What makes partitioning genuinely fascinating as a topic is how it sits at the intersection of so many other important ideas in computing. It connects to query optimization because partition pruning is a form of query planning intelligence. It connects to distributed systems because sharding is fundamentally a distributed partitioning strategy. It connects to storage architecture because different partition placement strategies affect I/O patterns and hardware utilization. It connects to data governance because partition-level operations make retention policy enforcement practical at scale. Understanding partitioning well therefore serves as an entry point into understanding these broader areas more deeply.

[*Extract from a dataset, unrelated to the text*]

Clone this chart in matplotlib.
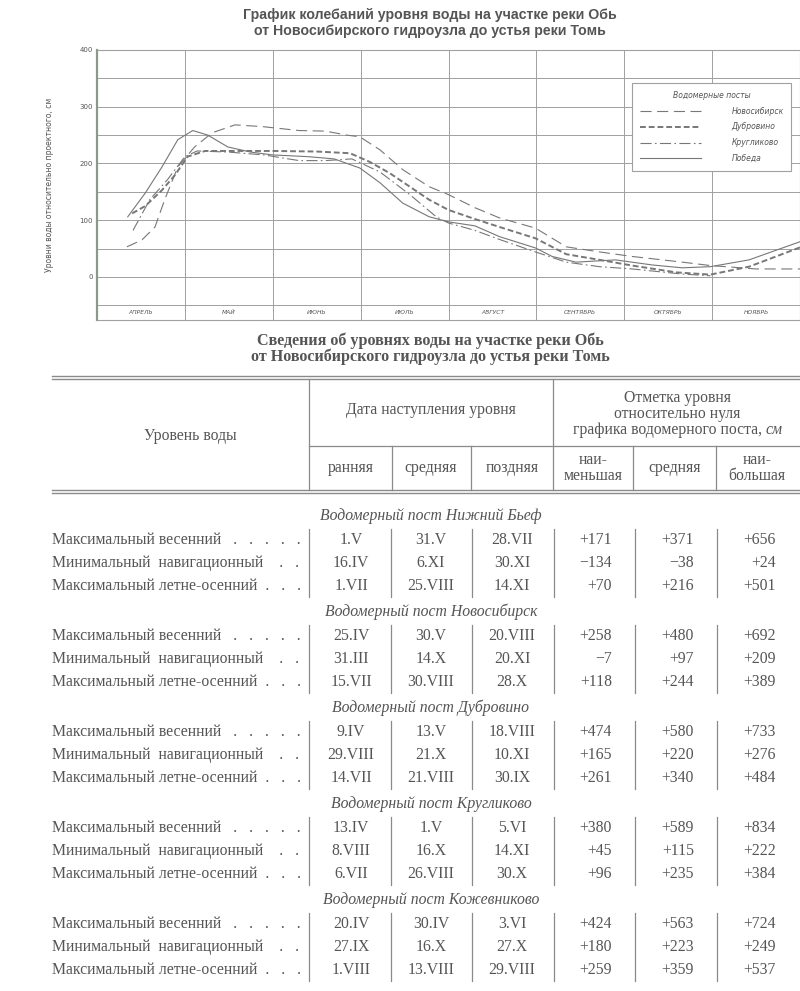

The practical advice for any beginner encountering partitioning for the first time is to start by understanding the query patterns your system needs to serve before thinking about any specific partitioning strategy. The best partition key is always the one that aligns most closely with how the system’s most critical queries filter and access data. From that starting point, the choice of range, hash, or list partitioning follows logically from the nature of the partition key values and the distribution characteristics of the data. Building on that foundation with appropriate monitoring, maintenance procedures, and a willingness to revisit partitioning decisions as query patterns and data volumes evolve over time is the approach that leads to systems that remain performant, manageable, and cost-effective across years of growth and change.